## Instructions for the task
Quote word for word the lines below, beginning with the first and ending with the one that has "y_lim = (3037, 3267)". Drop the pictures.

═══ Provided material ═══

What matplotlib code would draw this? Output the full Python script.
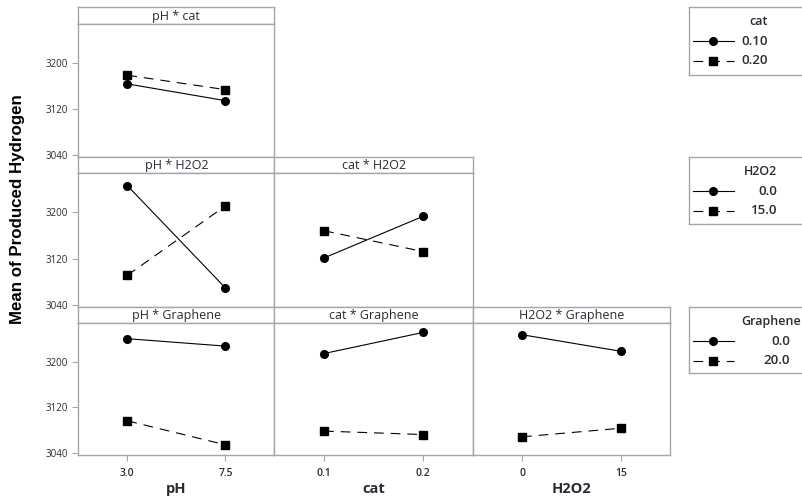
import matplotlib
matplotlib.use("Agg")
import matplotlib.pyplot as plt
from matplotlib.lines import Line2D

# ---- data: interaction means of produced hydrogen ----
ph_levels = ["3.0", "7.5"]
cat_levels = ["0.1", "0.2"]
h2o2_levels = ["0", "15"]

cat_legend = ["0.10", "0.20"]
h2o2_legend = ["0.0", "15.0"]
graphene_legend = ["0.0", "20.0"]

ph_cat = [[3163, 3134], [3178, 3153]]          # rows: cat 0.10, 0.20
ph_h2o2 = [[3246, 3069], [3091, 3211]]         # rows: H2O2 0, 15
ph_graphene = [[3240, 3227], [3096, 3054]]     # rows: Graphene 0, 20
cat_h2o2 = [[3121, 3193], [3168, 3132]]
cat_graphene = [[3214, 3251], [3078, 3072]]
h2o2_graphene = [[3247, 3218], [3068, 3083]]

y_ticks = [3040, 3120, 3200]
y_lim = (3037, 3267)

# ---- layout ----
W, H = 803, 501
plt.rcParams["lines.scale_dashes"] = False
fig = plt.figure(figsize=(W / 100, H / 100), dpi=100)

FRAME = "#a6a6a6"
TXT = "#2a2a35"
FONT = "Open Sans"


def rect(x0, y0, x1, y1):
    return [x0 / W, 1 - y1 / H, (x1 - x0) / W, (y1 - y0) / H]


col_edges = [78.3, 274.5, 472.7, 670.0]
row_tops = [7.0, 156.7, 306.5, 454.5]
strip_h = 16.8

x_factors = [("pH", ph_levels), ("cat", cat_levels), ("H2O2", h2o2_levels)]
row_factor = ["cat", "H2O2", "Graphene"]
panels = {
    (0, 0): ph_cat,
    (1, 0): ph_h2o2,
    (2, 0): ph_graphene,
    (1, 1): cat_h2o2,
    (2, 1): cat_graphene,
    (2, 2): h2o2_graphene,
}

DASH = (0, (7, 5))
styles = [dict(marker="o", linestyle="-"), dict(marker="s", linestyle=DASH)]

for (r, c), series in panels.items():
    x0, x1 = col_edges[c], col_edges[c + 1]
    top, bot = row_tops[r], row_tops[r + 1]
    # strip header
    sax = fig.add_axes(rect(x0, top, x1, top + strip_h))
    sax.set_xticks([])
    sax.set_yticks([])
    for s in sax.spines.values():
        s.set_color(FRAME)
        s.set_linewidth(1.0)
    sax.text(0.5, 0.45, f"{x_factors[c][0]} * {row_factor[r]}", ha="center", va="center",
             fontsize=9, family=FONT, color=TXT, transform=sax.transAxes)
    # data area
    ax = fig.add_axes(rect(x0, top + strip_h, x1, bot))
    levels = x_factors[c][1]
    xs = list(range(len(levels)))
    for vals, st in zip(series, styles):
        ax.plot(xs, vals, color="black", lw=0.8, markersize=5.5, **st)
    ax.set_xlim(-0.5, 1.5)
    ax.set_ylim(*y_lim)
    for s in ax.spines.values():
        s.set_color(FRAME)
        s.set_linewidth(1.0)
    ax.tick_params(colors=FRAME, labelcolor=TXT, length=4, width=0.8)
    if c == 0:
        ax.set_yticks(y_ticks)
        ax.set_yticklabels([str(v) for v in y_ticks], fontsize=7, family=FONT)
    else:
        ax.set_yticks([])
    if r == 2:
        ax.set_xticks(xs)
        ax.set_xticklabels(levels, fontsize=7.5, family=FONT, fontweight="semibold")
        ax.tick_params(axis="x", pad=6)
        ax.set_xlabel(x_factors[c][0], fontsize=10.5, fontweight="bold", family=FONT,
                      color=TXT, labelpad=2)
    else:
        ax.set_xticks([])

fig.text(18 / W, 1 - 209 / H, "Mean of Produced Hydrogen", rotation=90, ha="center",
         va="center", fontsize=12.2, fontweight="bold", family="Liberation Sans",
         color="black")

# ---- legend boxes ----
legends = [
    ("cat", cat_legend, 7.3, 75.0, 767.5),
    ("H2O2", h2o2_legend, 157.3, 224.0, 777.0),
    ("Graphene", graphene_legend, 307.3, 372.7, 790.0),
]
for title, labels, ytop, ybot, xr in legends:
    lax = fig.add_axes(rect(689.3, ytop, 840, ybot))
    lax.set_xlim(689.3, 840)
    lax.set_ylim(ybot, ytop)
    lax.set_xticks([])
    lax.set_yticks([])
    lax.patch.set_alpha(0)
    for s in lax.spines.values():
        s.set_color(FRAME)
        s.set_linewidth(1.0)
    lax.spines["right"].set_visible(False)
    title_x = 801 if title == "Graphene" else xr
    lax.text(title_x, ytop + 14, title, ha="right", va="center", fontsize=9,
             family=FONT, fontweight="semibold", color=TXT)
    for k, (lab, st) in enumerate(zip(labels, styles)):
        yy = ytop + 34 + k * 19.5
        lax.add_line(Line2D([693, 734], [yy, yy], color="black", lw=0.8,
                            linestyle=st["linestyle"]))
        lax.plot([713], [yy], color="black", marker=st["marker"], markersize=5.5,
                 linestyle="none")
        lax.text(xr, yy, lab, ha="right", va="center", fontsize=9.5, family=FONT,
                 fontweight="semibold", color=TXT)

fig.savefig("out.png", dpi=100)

═══

## Written solution
What matplotlib code would draw this? Output the full Python script.
import matplotlib
matplotlib.use("Agg")
import matplotlib.pyplot as plt
from matplotlib.lines import Line2D

# ---- data: interaction means of produced hydrogen ----
ph_levels = ["3.0", "7.5"]
cat_levels = ["0.1", "0.2"]
h2o2_levels = ["0", "15"]

cat_legend = ["0.10", "0.20"]
h2o2_legend = ["0.0", "15.0"]
graphene_legend = ["0.0", "20.0"]

ph_cat = [[3163, 3134], [3178, 3153]]          # rows: cat 0.10, 0.20
ph_h2o2 = [[3246, 3069], [3091, 3211]]         # rows: H2O2 0, 15
ph_graphene = [[3240, 3227], [3096, 3054]]     # rows: Graphene 0, 20
cat_h2o2 = [[3121, 3193], [3168, 3132]]
cat_graphene = [[3214, 3251], [3078, 3072]]
h2o2_graphene = [[3247, 3218], [3068, 3083]]

y_ticks = [3040, 3120, 3200]
y_lim = (3037, 3267)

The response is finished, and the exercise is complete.